| EXERCISE OBJECTIVE |
Reproduce the lines exactly, beginning with the line that has "Write the React, TypeScript" and ending with the line that has "import * as". Images are left out.

| DATASET EXCERPTS |
-------

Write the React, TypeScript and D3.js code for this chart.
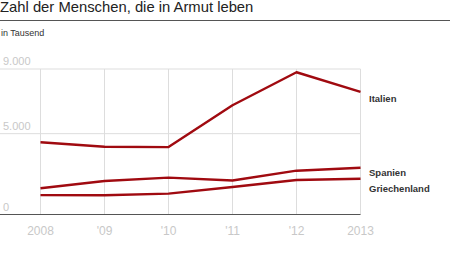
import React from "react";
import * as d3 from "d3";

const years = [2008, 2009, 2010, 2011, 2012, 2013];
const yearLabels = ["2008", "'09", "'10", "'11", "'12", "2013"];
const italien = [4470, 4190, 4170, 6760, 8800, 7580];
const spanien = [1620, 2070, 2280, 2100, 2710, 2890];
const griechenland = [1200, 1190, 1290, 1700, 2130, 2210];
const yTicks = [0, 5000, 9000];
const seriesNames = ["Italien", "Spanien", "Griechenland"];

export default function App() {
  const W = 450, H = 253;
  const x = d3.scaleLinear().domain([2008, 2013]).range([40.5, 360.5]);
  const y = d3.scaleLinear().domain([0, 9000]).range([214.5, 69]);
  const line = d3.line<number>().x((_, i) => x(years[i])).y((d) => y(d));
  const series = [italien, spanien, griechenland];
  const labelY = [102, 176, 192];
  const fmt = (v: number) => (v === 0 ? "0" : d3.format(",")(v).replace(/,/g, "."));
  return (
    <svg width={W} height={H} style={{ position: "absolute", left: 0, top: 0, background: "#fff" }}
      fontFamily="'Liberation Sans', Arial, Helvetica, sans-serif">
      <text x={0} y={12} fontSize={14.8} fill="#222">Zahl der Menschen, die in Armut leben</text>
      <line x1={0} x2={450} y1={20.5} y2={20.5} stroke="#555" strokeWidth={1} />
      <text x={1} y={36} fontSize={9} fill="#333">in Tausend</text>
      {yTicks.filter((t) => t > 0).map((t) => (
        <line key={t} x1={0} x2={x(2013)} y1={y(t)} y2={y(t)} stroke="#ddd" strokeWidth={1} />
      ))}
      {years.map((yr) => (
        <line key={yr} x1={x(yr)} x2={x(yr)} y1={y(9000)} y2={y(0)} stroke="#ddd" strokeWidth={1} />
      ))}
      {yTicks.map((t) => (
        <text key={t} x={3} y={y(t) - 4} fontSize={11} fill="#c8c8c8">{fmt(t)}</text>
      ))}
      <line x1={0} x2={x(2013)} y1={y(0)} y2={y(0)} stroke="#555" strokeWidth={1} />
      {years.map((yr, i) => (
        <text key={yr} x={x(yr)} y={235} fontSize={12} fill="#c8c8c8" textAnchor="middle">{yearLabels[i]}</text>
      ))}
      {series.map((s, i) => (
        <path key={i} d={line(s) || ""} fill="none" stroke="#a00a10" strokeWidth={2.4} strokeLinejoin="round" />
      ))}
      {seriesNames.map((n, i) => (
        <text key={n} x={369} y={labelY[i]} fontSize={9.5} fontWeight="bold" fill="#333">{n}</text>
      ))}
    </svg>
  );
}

-------

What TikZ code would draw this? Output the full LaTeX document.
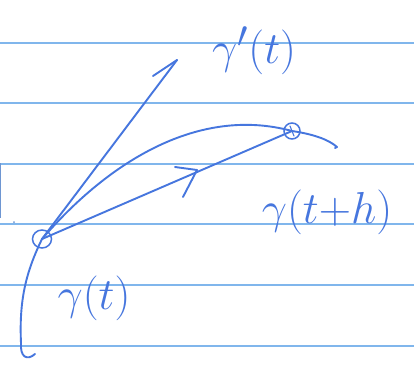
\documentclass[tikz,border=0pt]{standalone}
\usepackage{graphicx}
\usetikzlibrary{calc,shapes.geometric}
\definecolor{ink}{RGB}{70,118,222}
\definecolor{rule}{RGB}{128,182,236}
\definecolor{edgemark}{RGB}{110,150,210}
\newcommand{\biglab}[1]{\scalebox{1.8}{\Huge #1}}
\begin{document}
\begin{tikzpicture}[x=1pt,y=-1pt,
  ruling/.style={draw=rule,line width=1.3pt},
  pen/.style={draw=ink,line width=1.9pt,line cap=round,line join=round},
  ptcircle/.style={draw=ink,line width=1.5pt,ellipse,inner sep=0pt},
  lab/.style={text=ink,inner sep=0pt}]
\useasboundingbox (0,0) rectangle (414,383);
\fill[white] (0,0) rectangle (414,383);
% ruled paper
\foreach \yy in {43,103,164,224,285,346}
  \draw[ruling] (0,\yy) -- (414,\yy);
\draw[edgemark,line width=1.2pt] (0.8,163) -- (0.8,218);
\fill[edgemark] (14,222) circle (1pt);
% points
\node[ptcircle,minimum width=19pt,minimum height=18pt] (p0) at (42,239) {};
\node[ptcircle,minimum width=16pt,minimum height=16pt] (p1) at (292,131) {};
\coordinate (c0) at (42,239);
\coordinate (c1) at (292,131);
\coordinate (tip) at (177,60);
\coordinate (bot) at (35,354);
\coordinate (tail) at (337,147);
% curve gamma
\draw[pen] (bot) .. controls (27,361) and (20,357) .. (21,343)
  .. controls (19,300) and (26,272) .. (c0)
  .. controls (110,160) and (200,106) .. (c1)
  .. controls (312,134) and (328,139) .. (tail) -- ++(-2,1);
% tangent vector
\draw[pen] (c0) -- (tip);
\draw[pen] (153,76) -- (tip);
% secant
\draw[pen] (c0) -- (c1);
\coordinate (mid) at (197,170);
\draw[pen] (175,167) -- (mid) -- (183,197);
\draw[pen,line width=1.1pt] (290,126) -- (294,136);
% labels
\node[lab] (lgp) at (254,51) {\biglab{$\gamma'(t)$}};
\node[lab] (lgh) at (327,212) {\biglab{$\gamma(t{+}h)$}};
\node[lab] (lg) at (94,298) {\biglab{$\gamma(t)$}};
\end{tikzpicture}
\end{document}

-------

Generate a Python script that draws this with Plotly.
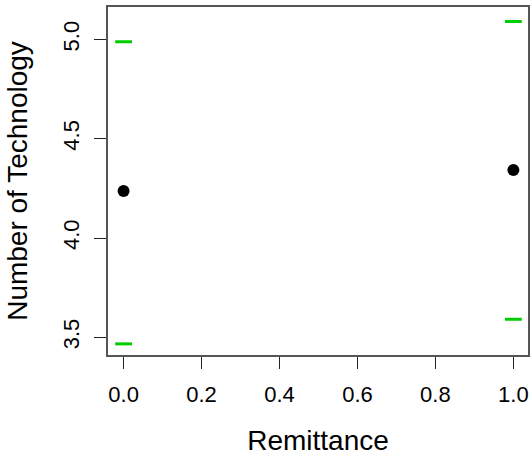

-------

| THE OUTPUT |
Write the React, TypeScript and D3.js code for this chart.
import React from "react";
import * as d3 from "d3";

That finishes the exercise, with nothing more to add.